Work out how many lines hold the string "this". The answer is a single number, nothing more.

>> START RECORDS FOR THE TASK

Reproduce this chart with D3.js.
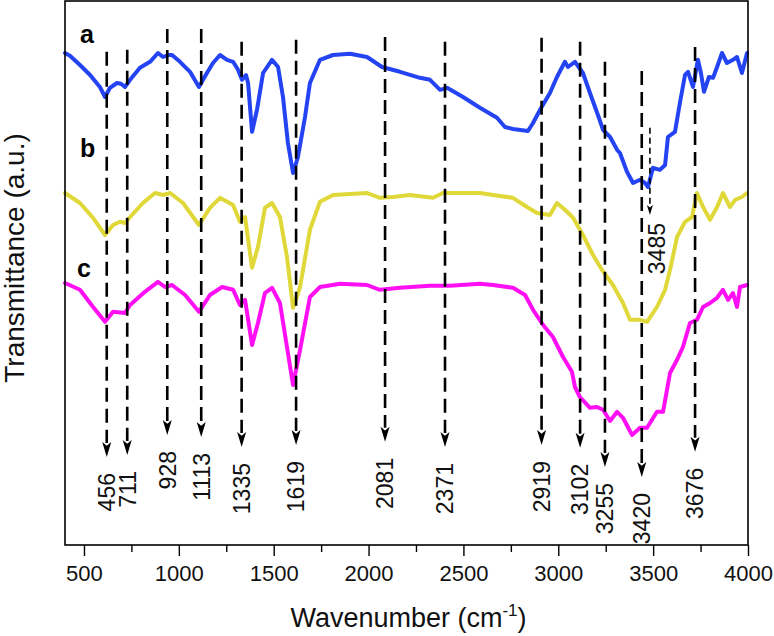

>> END RECORDS FOR THE TASK
>> START RECORDS FOR THE TASK

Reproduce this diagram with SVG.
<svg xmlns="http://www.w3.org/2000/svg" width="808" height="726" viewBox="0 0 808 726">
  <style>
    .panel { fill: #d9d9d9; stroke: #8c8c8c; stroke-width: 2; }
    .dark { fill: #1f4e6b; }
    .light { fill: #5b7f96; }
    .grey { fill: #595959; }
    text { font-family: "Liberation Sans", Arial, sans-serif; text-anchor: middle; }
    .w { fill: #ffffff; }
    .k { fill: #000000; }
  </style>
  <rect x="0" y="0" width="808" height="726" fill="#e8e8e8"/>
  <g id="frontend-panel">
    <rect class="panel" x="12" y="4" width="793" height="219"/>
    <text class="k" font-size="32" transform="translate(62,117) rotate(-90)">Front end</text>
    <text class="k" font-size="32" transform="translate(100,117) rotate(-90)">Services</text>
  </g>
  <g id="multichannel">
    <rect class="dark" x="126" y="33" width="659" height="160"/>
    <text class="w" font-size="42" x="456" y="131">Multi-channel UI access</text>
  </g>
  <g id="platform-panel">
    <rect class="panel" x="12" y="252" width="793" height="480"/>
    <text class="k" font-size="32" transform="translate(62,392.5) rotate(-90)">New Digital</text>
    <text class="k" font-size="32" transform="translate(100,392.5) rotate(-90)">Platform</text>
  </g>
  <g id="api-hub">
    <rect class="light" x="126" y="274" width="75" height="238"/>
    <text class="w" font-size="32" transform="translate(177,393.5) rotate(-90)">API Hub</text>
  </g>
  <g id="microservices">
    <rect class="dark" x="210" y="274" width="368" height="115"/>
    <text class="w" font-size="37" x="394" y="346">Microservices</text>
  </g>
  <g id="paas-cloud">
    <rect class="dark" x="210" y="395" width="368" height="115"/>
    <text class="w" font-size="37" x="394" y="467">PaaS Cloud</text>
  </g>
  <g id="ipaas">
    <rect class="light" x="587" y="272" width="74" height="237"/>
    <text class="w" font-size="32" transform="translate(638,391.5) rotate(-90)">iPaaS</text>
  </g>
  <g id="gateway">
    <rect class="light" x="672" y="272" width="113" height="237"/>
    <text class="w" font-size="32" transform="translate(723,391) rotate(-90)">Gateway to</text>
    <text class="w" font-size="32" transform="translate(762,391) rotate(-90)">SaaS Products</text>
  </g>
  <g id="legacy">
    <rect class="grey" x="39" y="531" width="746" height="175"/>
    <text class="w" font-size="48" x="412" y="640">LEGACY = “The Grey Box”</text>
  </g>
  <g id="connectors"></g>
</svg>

>> END RECORDS FOR THE TASK

§ EXERCISE RESULT
2